━━━ DATA SHOWN ━━━

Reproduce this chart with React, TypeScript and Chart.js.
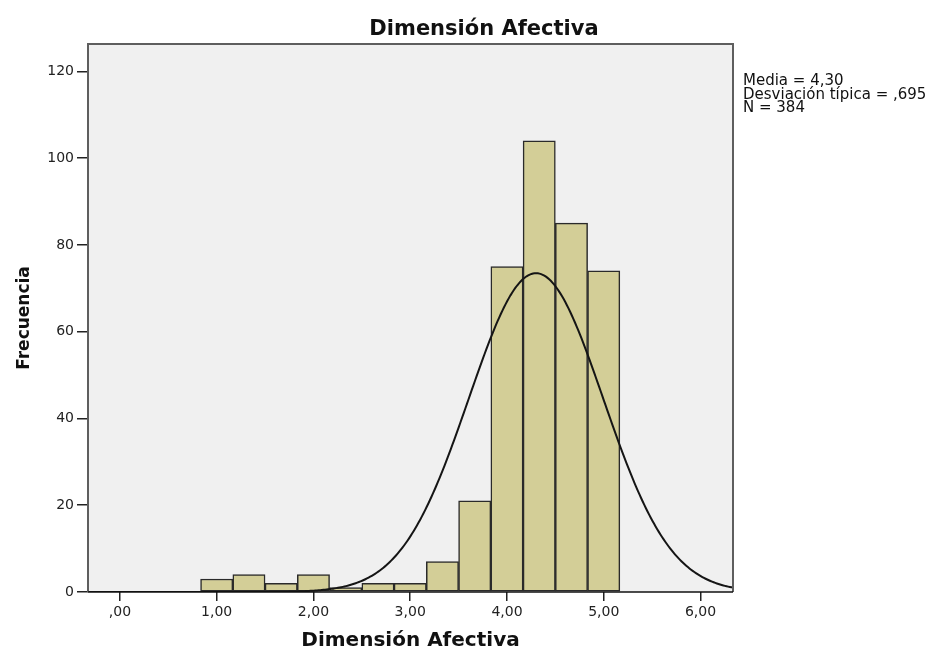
import React, { useEffect, useRef } from 'react';
import { Chart, registerables } from 'chart.js';

Chart.register(...registerables);

// ---- data ----
const BIN_CENTERS = [1.0, 1.3333, 1.6667, 2.0, 2.3333, 2.6667, 3.0, 3.3333, 3.6667, 4.0, 4.3333, 4.6667, 5.0];
const FREQUENCIES = [3, 4, 2, 4, 1, 2, 2, 7, 21, 75, 104, 85, 74];
const X_TICKS = [0, 1, 2, 3, 4, 5, 6];
const X_TICK_LABELS = [',00', '1,00', '2,00', '3,00', '4,00', '5,00', '6,00'];
const Y_TICKS = [0, 20, 40, 60, 80, 100, 120];
const STATS_LINES = ['Media = 4,30', 'Desviación típica = ,695', 'N = 384'];
const CHART_TITLE = 'Dimensión Afectiva';
const X_TITLE = 'Dimensión Afectiva';
const Y_TITLE = 'Frecuencia';
const MEAN = 4.3;
const SD = 0.695;
const N = 384;
const BIN_WIDTH = 1 / 3;
const X_MIN = -0.33;
const X_MAX = 6.336;
const Y_MAX = 126.3;

// fitted normal curve defined by the displayed statistics
function normalCurve() {
  const pts: { x: number; y: number }[] = [];
  const steps = 400;
  for (let i = 0; i <= steps; i++) {
    const x = X_MIN + ((X_MAX - X_MIN) * i) / steps;
    const z = (x - MEAN) / SD;
    const y = (N * BIN_WIDTH) / (SD * Math.sqrt(2 * Math.PI)) * Math.exp(-0.5 * z * z);
    pts.push({ x, y });
  }
  return pts;
}

const FONT = 'DejaVu Sans';

const decorPlugin = {
  id: 'decor',
  beforeDraw(chart: any) {
    const { ctx, chartArea: a, width, height } = chart;
    ctx.save();
    ctx.fillStyle = '#ffffff';
    ctx.fillRect(0, 0, width, height);
    ctx.fillStyle = '#F0F0F0';
    ctx.fillRect(a.left, a.top, a.right - a.left, a.bottom - a.top);
    ctx.restore();
  },
  afterDraw(chart: any) {
    const { ctx, chartArea: a } = chart;
    ctx.save();
    // frame
    ctx.strokeStyle = '#5e5e5e';
    ctx.lineWidth = 2;
    ctx.beginPath();
    ctx.moveTo(a.left, a.bottom);
    ctx.lineTo(a.left, a.top);
    ctx.lineTo(a.right, a.top);
    ctx.lineTo(a.right, a.bottom);
    ctx.stroke();
    ctx.strokeStyle = '#111111';
    ctx.lineWidth = 1.5;
    ctx.beginPath();
    ctx.moveTo(a.left, a.bottom);
    ctx.lineTo(a.right, a.bottom);
    ctx.stroke();

    ctx.fillStyle = '#111111';
    // title
    ctx.font = `bold 21px "${FONT}"`;
    ctx.textAlign = 'center';
    ctx.textBaseline = 'alphabetic';
    ctx.fillText(CHART_TITLE, 484, 35);
    // x title
    ctx.font = `bold 20px "${FONT}"`;
    ctx.fillText(X_TITLE, (a.left + a.right) / 2, 646);
    // y title
    ctx.save();
    ctx.translate(29, (a.top + a.bottom) / 2);
    ctx.rotate(-Math.PI / 2);
    ctx.font = `bold 17px "${FONT}"`;
    ctx.textAlign = 'center';
    ctx.fillText(Y_TITLE, 0, 0);
    ctx.restore();
    // stats
    ctx.font = `15px "${FONT}"`;
    ctx.textAlign = 'left';
    const baselines = [85, 98.5, 112];
    STATS_LINES.forEach((t, i) => ctx.fillText(t, 743, baselines[i]));
    ctx.restore();
  },
};

export default function App() {
  const ref = useRef<HTMLCanvasElement | null>(null);
  useEffect(() => {
    document.body.style.margin = '0';
    const canvas = ref.current;
    if (!canvas) return;
    const bars = BIN_CENTERS.map((x, i) => ({ x, y: FREQUENCIES[i] }));
    const chart = new Chart(canvas, {
      type: 'bar',
      data: {
        datasets: [
          {
            type: 'line',
            data: normalCurve(),
            borderColor: '#151515',
            borderWidth: 2,
            pointRadius: 0,
            fill: false,
            tension: 0,
            order: 0,
          } as any,
          {
            type: 'bar',
            data: bars,
            backgroundColor: '#D3CE97',
            borderColor: '#2a2a2a',
            borderWidth: 1.5,
            borderSkipped: false,
            barPercentage: 1,
            categoryPercentage: 1,
            grouped: false,
            order: 1,
          } as any,
        ],
      },
      options: {
        responsive: false,
        animation: false,
        layout: { padding: { left: 0, top: 44, right: 195, bottom: 0 } },
        plugins: {
          legend: { display: false },
          tooltip: { enabled: false },
          title: { display: false },
        },
        scales: {
          x: {
            type: 'linear',
            min: X_MIN,
            max: X_MAX,
            offset: false,
            grid: { display: true, drawOnChartArea: false, drawTicks: true, tickLength: 9, color: '#222222', lineWidth: 1.5, offset: false },
            border: { display: false },
            ticks: {
              autoSkip: false,
              maxRotation: 0,
              padding: 3,
              color: '#222222',
              font: { family: FONT, size: 14 },
              callback: (v: any) => {
                const i = X_TICKS.indexOf(Number(v));
                return i >= 0 ? X_TICK_LABELS[i] : '';
              },
            },
            afterBuildTicks: (s: any) => {
              s.ticks = X_TICKS.map((v) => ({ value: v }));
            },
            afterFit: (s: any) => {
              s.height = 59;
            },
          },
          y: {
            type: 'linear',
            min: 0,
            max: Y_MAX,
            grid: { display: true, drawOnChartArea: false, drawTicks: true, tickLength: 11, color: '#222222', lineWidth: 1.5 },
            border: { display: false },
            ticks: {
              autoSkip: false,
              padding: 3,
              color: '#222222',
              font: { family: FONT, size: 14 },
              callback: (v: any) => String(v),
            },
            afterBuildTicks: (s: any) => {
              s.ticks = Y_TICKS.map((v) => ({ value: v }));
            },
            afterFit: (s: any) => {
              s.width = 88;
            },
          },
        },
      } as any,
      plugins: [decorPlugin],
    });
    return () => chart.destroy();
  }, []);
  return <canvas ref={ref} width={928} height={651} style={{ display: 'block', width: 928, height: 651 }} />;
}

━━━

BRIEF:
Please repeat exactly the data above from its first line to the line that contains "const FONT = 'DejaVu Sans';", inclusive, and leave every picture out.

CORRECT RESPONSE:
Reproduce this chart with React, TypeScript and Chart.js.
import React, { useEffect, useRef } from 'react';
import { Chart, registerables } from 'chart.js';

Chart.register(...registerables);

// ---- data ----
const BIN_CENTERS = [1.0, 1.3333, 1.6667, 2.0, 2.3333, 2.6667, 3.0, 3.3333, 3.6667, 4.0, 4.3333, 4.6667, 5.0];
const FREQUENCIES = [3, 4, 2, 4, 1, 2, 2, 7, 21, 75, 104, 85, 74];
const X_TICKS = [0, 1, 2, 3, 4, 5, 6];
const X_TICK_LABELS = [',00', '1,00', '2,00', '3,00', '4,00', '5,00', '6,00'];
const Y_TICKS = [0, 20, 40, 60, 80, 100, 120];
const STATS_LINES = ['Media = 4,30', 'Desviación típica = ,695', 'N = 384'];
const CHART_TITLE = 'Dimensión Afectiva';
const X_TITLE = 'Dimensión Afectiva';
const Y_TITLE = 'Frecuencia';
const MEAN = 4.3;
const SD = 0.695;
const N = 384;
const BIN_WIDTH = 1 / 3;
const X_MIN = -0.33;
const X_MAX = 6.336;
const Y_MAX = 126.3;

// fitted normal curve defined by the displayed statistics
function normalCurve() {
  const pts: { x: number; y: number }[] = [];
  const steps = 400;
  for (let i = 0; i <= steps; i++) {
    const x = X_MIN + ((X_MAX - X_MIN) * i) / steps;
    const z = (x - MEAN) / SD;
    const y = (N * BIN_WIDTH) / (SD * Math.sqrt(2 * Math.PI)) * Math.exp(-0.5 * z * z);
    pts.push({ x, y });
  }
  return pts;
}

const FONT = 'DejaVu Sans';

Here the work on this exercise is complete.